▶ THE PROBLEM: Pull every line containing the word "React" from the records.

▶ Dataset rows:
※ ※ ※
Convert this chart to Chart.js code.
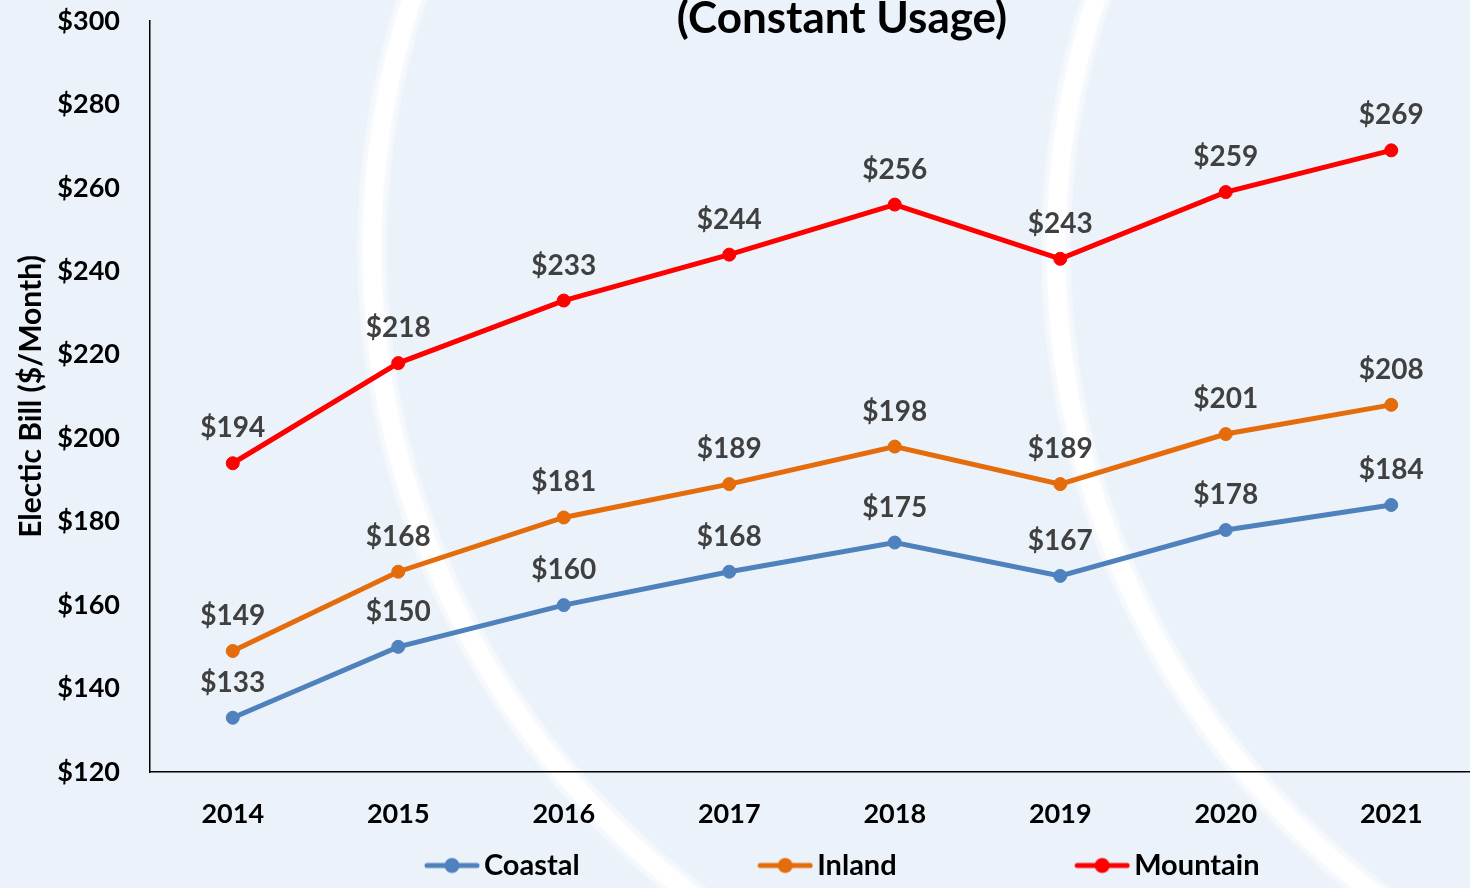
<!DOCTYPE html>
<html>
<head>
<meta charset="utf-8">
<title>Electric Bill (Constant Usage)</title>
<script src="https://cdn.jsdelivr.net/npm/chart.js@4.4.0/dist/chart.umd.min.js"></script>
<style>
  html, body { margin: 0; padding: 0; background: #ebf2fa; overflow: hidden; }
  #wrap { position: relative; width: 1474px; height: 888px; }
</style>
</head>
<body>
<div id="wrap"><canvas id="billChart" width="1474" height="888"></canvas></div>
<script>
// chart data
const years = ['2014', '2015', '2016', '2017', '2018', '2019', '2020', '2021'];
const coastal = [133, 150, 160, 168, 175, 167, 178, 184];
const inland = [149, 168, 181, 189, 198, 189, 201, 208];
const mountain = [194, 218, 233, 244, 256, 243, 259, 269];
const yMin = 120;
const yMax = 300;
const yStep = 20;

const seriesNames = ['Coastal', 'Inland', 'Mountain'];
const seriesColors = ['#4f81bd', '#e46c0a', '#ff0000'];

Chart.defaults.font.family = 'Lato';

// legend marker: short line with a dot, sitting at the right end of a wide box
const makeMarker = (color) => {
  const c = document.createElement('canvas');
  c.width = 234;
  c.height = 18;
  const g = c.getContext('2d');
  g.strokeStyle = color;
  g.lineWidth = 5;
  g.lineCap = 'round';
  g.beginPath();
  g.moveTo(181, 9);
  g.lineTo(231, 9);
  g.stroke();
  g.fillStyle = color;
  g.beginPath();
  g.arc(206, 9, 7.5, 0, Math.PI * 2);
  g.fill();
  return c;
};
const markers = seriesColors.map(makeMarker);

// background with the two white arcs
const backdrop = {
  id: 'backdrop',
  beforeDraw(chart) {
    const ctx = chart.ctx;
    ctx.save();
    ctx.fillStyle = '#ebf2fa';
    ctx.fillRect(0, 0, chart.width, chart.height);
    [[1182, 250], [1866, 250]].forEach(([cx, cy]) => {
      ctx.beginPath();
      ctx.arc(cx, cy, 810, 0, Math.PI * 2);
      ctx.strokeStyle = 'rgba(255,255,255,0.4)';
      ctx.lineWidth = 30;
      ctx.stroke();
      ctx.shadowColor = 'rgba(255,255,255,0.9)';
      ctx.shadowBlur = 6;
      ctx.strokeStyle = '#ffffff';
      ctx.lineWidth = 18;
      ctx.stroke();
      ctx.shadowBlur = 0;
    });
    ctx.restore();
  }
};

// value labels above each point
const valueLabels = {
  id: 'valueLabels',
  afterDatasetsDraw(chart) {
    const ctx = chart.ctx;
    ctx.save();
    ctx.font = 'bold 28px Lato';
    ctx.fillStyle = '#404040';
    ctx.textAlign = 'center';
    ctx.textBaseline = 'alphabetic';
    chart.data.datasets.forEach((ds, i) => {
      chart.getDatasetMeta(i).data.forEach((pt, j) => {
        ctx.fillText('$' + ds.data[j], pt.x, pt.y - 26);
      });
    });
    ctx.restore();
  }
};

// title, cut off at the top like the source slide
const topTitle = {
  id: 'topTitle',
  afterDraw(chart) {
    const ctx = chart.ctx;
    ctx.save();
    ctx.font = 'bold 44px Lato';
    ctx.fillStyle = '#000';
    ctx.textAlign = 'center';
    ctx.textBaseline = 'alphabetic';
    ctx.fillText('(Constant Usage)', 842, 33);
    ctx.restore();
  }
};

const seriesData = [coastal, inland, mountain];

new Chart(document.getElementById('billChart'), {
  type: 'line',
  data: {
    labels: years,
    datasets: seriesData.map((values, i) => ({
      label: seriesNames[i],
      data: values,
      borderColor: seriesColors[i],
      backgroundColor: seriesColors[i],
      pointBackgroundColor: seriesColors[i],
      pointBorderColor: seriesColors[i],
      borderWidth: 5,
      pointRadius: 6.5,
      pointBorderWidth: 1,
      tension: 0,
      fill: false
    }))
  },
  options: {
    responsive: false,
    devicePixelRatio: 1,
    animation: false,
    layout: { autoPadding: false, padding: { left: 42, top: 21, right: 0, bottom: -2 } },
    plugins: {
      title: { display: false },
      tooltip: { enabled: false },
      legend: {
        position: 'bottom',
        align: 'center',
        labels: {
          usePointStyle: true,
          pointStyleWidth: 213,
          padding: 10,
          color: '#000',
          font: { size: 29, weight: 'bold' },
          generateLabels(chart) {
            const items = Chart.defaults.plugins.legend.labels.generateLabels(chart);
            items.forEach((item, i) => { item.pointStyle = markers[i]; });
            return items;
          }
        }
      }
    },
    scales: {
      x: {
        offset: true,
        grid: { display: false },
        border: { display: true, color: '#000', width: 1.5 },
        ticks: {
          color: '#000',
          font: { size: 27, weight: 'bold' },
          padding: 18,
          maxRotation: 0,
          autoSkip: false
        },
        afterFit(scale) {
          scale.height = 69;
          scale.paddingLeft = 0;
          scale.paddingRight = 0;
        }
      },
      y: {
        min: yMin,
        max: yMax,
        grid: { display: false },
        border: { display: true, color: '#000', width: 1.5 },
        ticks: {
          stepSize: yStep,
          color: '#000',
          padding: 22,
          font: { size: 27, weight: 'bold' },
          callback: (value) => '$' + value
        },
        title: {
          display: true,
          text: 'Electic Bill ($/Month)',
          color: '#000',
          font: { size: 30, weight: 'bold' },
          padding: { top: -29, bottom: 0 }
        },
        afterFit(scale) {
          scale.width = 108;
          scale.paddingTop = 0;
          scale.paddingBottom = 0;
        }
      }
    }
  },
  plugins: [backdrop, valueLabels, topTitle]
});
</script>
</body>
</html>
※ ※ ※
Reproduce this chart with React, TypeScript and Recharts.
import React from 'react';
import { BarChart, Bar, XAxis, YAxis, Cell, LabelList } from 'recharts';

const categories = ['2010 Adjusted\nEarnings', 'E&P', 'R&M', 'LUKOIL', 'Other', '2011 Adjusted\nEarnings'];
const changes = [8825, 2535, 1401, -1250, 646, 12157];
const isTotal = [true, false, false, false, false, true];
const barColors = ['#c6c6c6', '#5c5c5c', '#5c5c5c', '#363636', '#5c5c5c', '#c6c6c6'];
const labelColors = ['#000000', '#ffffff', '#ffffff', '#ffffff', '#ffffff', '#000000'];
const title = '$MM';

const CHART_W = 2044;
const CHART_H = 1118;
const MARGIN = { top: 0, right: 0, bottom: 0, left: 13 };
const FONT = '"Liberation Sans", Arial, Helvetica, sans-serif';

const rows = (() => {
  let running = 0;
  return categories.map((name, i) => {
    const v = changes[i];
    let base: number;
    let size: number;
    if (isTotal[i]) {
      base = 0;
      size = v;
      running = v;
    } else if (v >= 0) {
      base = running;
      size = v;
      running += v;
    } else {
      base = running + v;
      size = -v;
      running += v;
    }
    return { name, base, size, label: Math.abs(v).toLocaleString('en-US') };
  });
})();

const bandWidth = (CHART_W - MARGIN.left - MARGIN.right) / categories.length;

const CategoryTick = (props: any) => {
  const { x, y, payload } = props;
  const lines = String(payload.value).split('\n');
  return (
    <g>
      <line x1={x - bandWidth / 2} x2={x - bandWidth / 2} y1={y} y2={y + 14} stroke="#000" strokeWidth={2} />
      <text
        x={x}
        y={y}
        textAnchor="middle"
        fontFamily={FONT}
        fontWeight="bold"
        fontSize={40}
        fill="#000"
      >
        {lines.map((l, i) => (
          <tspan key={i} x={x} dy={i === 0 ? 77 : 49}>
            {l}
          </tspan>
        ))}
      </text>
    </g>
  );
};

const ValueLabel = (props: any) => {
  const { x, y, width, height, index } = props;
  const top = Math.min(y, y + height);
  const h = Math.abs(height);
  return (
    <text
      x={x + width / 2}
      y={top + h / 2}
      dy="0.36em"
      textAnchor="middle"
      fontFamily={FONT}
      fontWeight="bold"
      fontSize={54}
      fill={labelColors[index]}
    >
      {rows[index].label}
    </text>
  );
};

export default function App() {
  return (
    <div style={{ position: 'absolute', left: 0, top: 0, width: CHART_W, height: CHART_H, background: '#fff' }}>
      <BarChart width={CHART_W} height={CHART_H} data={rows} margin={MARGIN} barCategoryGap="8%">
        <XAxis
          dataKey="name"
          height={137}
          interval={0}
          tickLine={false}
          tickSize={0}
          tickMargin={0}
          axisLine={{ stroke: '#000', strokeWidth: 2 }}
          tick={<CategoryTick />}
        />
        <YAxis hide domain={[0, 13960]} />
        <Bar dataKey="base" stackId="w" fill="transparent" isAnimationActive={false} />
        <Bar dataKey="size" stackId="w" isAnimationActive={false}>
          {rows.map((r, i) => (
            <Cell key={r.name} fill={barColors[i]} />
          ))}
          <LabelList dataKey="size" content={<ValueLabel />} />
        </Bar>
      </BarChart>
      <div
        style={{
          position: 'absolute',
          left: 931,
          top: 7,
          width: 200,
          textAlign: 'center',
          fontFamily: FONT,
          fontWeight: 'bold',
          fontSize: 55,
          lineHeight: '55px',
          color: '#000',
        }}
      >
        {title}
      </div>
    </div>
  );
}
※ ※ ※
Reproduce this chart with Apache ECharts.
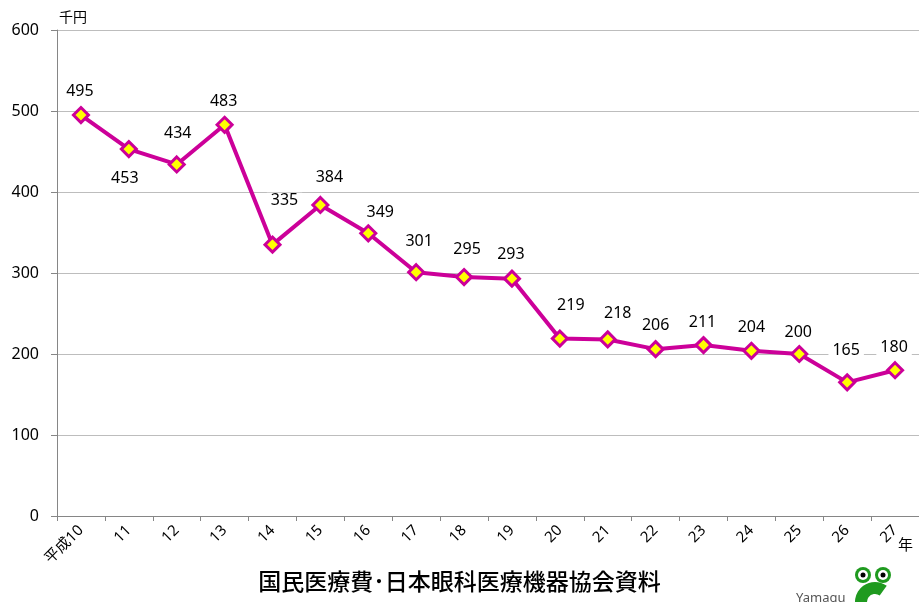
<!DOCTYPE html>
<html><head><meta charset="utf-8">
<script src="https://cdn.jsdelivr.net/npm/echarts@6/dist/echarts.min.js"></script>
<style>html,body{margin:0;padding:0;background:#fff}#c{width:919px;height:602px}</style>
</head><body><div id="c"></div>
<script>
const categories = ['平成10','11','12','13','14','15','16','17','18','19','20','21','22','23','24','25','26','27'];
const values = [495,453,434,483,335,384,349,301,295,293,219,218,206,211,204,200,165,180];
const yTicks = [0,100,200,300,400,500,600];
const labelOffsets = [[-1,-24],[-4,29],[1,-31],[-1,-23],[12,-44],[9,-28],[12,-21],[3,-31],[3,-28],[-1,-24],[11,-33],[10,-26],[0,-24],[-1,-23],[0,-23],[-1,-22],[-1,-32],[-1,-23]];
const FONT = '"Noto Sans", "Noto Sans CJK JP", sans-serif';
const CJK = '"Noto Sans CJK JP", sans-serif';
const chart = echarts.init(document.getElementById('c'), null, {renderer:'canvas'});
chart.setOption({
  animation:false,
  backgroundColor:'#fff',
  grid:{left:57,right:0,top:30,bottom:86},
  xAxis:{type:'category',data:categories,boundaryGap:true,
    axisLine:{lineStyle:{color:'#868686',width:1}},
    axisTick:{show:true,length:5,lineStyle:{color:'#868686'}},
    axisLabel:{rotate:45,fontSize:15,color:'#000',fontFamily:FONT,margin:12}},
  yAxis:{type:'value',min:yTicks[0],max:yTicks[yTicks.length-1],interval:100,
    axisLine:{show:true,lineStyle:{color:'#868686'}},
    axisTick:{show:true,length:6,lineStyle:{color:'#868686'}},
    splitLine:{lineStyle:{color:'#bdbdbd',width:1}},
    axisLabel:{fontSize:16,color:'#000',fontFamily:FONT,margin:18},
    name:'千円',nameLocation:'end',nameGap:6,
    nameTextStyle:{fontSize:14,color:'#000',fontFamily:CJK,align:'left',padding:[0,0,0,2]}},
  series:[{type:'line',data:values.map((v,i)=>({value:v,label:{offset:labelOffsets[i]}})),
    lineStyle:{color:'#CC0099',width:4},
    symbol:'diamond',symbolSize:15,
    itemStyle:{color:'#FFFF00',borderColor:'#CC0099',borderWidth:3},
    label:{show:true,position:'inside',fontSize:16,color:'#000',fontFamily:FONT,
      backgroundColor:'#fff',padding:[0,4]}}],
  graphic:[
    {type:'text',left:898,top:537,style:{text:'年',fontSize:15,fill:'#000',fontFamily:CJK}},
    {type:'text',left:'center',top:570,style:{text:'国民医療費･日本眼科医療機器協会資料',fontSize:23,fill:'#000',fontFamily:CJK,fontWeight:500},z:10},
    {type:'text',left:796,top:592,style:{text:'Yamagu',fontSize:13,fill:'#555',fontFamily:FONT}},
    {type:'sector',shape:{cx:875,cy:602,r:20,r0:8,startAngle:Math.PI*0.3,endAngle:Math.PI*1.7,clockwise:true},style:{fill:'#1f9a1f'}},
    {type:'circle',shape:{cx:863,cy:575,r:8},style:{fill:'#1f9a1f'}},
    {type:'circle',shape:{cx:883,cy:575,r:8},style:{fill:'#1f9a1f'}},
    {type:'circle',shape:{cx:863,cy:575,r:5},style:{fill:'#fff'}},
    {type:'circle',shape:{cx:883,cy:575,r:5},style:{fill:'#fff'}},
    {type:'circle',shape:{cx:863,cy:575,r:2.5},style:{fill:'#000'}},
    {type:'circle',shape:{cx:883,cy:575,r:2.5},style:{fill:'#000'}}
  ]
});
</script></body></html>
※ ※ ※
▶ TASK ANSWER:
Reproduce this chart with React, TypeScript and Recharts.
import React from 'react';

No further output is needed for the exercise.